The thing is, that spatula represented a lot of things: My deep, long-term friendship with Ruth that has only gotten deeper over the years; a time when I was making a life for myself on my own for the first time, buying things I would use in that life; how much fun Ruth and I had exploring and imagining our futures; how things (and sometimes people) remain consistent and relevant over stretches of time without being flashy or noticeable, just there and reliable, until they leave us and we are left holding half a spatula and feeling bereft.

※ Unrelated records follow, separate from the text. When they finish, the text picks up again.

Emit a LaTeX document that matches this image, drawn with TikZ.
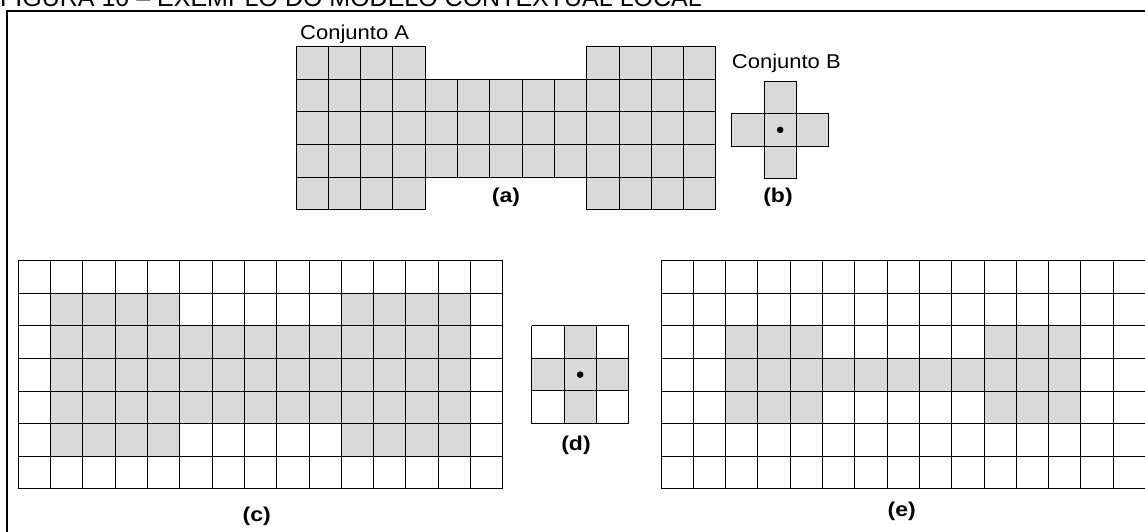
\documentclass[tikz,border=0pt]{standalone}
\usepackage{fontspec}
\setmainfont{Liberation Sans}

\begin{document}
\begin{tikzpicture}[x=1pt, y=-1pt,
    cel/.style={draw=black, line width=1pt, fill=gray!30},
    grade/.style={draw=black, line width=1pt},
    rotulo/.style={font=\fontsize{20}{20}\selectfont, inner sep=0pt, xscale=1.1},
    letra/.style={font=\bfseries\fontsize{20}{20}\selectfont, inner sep=0pt, xscale=1.15}]

    \useasboundingbox (0,0) rectangle (1145,531);

    % titulo (cortado no topo) e moldura
    \node[anchor=base west, inner sep=0pt, font=\fontsize{25}{25}\selectfont] (titulo) at (0,6) {FIGURA 10 – EXEMPLO DO MODELO CONTEXTUAL LOCAL};
    \draw[line width=2pt] (7,545) -- (7,10.5) -- (1160,10.5);

    % ================= (a): conjunto A =================
    \begin{scope}[shift={(296,46.7)}, x=32.3pt, y=-32.6pt]
        % blocos laterais 4x5
        \foreach \c in {0,1,2,3,9,10,11,12}
            \foreach \r in {0,...,4}
                \draw[cel] (\c,\r) rectangle ++(1,1);
        % faixa central 5x3
        \foreach \c in {4,...,8}
            \foreach \r in {1,2,3}
                \draw[cel] (\c,\r) rectangle ++(1,1);
    \end{scope}
    \node[rotulo, anchor=base west] (conjA) at (300,39.3) {Conjunto A};
    \node[letra, anchor=base] (rotA) at (506,202) {(a)};

    % ================= (b): conjunto B =================
    \begin{scope}[shift={(731.7,81)}, x=32.3pt, y=-32.6pt]
        \foreach \c/\r in {1/0, 0/1, 1/1, 2/1, 1/2}
            \draw[cel] (\c,\r) rectangle ++(1,1);
        \coordinate (centroB) at (1.5,1.5);
    \end{scope}
    \fill (centroB) circle (3.3);
    \node[rotulo, anchor=base west] (conjB) at (731.7,68.3) {Conjunto B};
    \node[letra, anchor=base] (rotB) at (778,202) {(b)};

    % ================= (c): A na grade =================
    \begin{scope}[shift={(18.3,260.7)}, x=32.3pt, y=-32.6pt]
        \fill[gray!30] (1,1) rectangle (5,6);
        \fill[gray!30] (10,1) rectangle (14,6);
        \fill[gray!30] (5,2) rectangle (10,5);
        \foreach \c in {0,...,15} \draw[grade] (\c,0) -- (\c,7);
        \foreach \r in {0,...,7} \draw[grade] (0,\r) -- (15,\r);
    \end{scope}
    \node[letra, anchor=base] (rotC) at (256.7,521) {(c)};

    % ================= (d): elemento estruturante =================
    \begin{scope}[shift={(531.7,325.7)}, x=32.3pt, y=-32.6pt]
        \fill[gray!30] (1,0) rectangle (2,3);
        \fill[gray!30] (0,1) rectangle (3,2);
        \foreach \i in {0,...,3} {
            \draw[grade] (\i,0) -- (\i,3);
            \draw[grade] (0,\i) -- (3,\i);
        }
        \coordinate (centroD) at (1.5,1.5);
    \end{scope}
    \fill (centroD) circle (3.3);
    \node[letra, anchor=base] (rotD) at (576,450) {(d)};

    % ================= (e): resultado =================
    \begin{scope}[shift={(661,260.7)}, x=32.3pt, y=-32.6pt]
        \fill[gray!30] (2,2) rectangle (5,5);
        \fill[gray!30] (10,2) rectangle (13,5);
        \fill[gray!30] (5,3) rectangle (10,4);
        \foreach \c in {0,...,15} \draw[grade] (\c,0) -- (\c,7);
        \foreach \r in {0,...,7} \draw[grade] (0,\r) -- (15,\r);
    \end{scope}
    \node[letra, anchor=base] (rotE) at (901.7,516) {(e)};

\end{tikzpicture}
\end{document}
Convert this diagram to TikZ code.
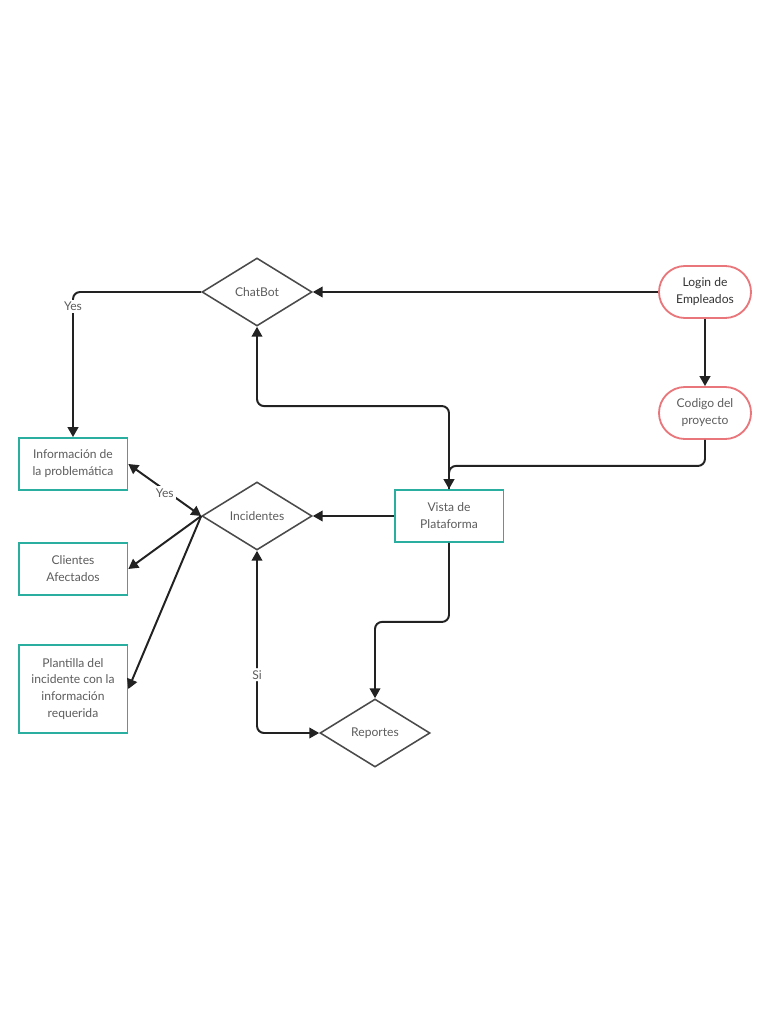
\documentclass[tikz,border=0pt]{standalone}
\usepackage{fontspec}
\setmainfont{Lato}
\usepackage{tikz}
\usetikzlibrary{arrows.meta,positioning,shapes.geometric}
\usepackage{xcolor}
\definecolor{tealline}{HTML}{2AAE9F}
\definecolor{pinkline}{HTML}{E8767A}
\definecolor{darkline}{HTML}{222222}
\definecolor{shapeline}{HTML}{4A4A4A}
\definecolor{labelgray}{HTML}{5C5C5C}
\definecolor{darktext}{HTML}{333333}

\begin{document}
\begin{tikzpicture}[
    x=0.025cm, y=-0.025cm,
    font=\fontsize{8.6}{12}\selectfont,
    decision/.style={
      diamond, draw=shapeline, line width=1.1pt, text=labelgray,
      minimum width=2.75cm, minimum height=1.7cm, aspect=1.6,
      inner sep=0pt,
    },
    panel/.style={
      rectangle, draw=tealline, line width=1.3pt, text=labelgray,
      minimum width=2.72cm, minimum height=#1,
      align=center, inner sep=2pt,
    },
    panel/.default=1.3cm,
    terminal/.style={
      rectangle, draw=pinkline, line width=1.3pt, rounded corners=0.65cm,
      minimum width=2.3cm, minimum height=1.3cm,
      align=center, inner sep=2pt,
    },
    flow/.style={
      -{Triangle[length=7pt,width=7.5pt]}, line width=1.4pt, draw=darkline,
    },
    twoway/.style={
      {Triangle[length=7pt,width=7.5pt]}-{Triangle[length=7pt,width=7.5pt]},
      line width=1.4pt, draw=darkline,
    },
    tag/.style={fill=white, text=labelgray, inner sep=1.5pt},
  ]

  \useasboundingbox (0,0) rectangle (768,1024);

  % =================== Login branch ===================
  \node[terminal, text=darktext] (login) at (705,292) {Login de\\Empleados};
  \node[terminal, text=labelgray] (codigo) at (705,413) {Codigo del\\proyecto};
  \node[panel] (vista) at (449,516) {Vista de\\Plataforma};

  % =================== Decisions ===================
  \node[decision] (chatbot) at (257,292) {ChatBot};
  \node[decision] (incid) at (257,516) {Incidentes};
  \node[decision] (reportes) at (375,733) {Reportes};

  % =================== Left column ===================
  \node[panel] (info) at (73,464) {Información de\\la problemática};
  \node[panel] (clientes) at (73,569) {Clientes\\Afectados};
  \node[panel=2.18cm] (plantilla) at (73,689) {Plantilla del\\incidente con la\\información\\requerida};

  % =================== Connectors ===================
  \draw[flow] (login) -- (chatbot);
  \draw[flow] (login) -- (codigo);
  \draw[flow, rounded corners=5pt] (codigo.south) -- ++(0,26) -| (vista.north);
  \draw[flow, rounded corners=5pt] (vista.north) -- ++(0,-83) -| (chatbot.south);
  \draw[flow, rounded corners=5pt] (chatbot.west) -| (info.north)
    node[tag, pos=0.55] {Yes};

  \draw[flow] (vista) -- (incid);
  \draw[flow, rounded corners=5pt] (vista.south) -- ++(0,79) -| (reportes.north);

  \draw[twoway] (info.east) -- (incid.west)
    node[tag, midway, yshift=-2pt] {Yes};
  \draw[flow] (incid.west) -- (clientes.east);
  \draw[flow] (incid.west) -- (plantilla.east);

  \draw[twoway, rounded corners=5pt] (incid.south) |- (reportes.west)
    node[tag, pos=0.34] {Si};

\end{tikzpicture}
\end{document}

It’s possible that many of the hundreds of objects that are donated to Experienced Goods have similar histories, especially the old-fashioned ones that don’t plug in (looking at you, hand-cranked egg beaters). Did someone appreciate and use that tool over decades? Did it make their life easier?  Did they pass it down to someone who didn’t understand it or had no use for it and who put it in a box of donations coming to the shop? The beauty of finding such an object at a thrift store is that the person buying it is often excited by it and imagines using it. I am fascinated by the alternative uses people come up with for utensils, furniture or small appliances, for instance, using an electric popcorn popper to roast green coffee beans or wine racks to store hand towels. Or buying something that supports a simpler, less technology-driven life, like a well-seasoned wok or a whetstone for sharpening knives. In addition to raising money for Brattleboro Area Hospice, this is the function of Experienced Goods: to reinvigorate objects and clothing with new purpose, to make them relevant again and allow their stories to continue.  

As for my green spatula, I don’t know if I will ever find one as good or that I love as much, not in small part because of the memories attached to the old one.  But I will keep my eyes open and am ready for the next perfect spatula to come into my life, maybe from Experienced Goods, maybe accompanied by its own set of tales and adventures.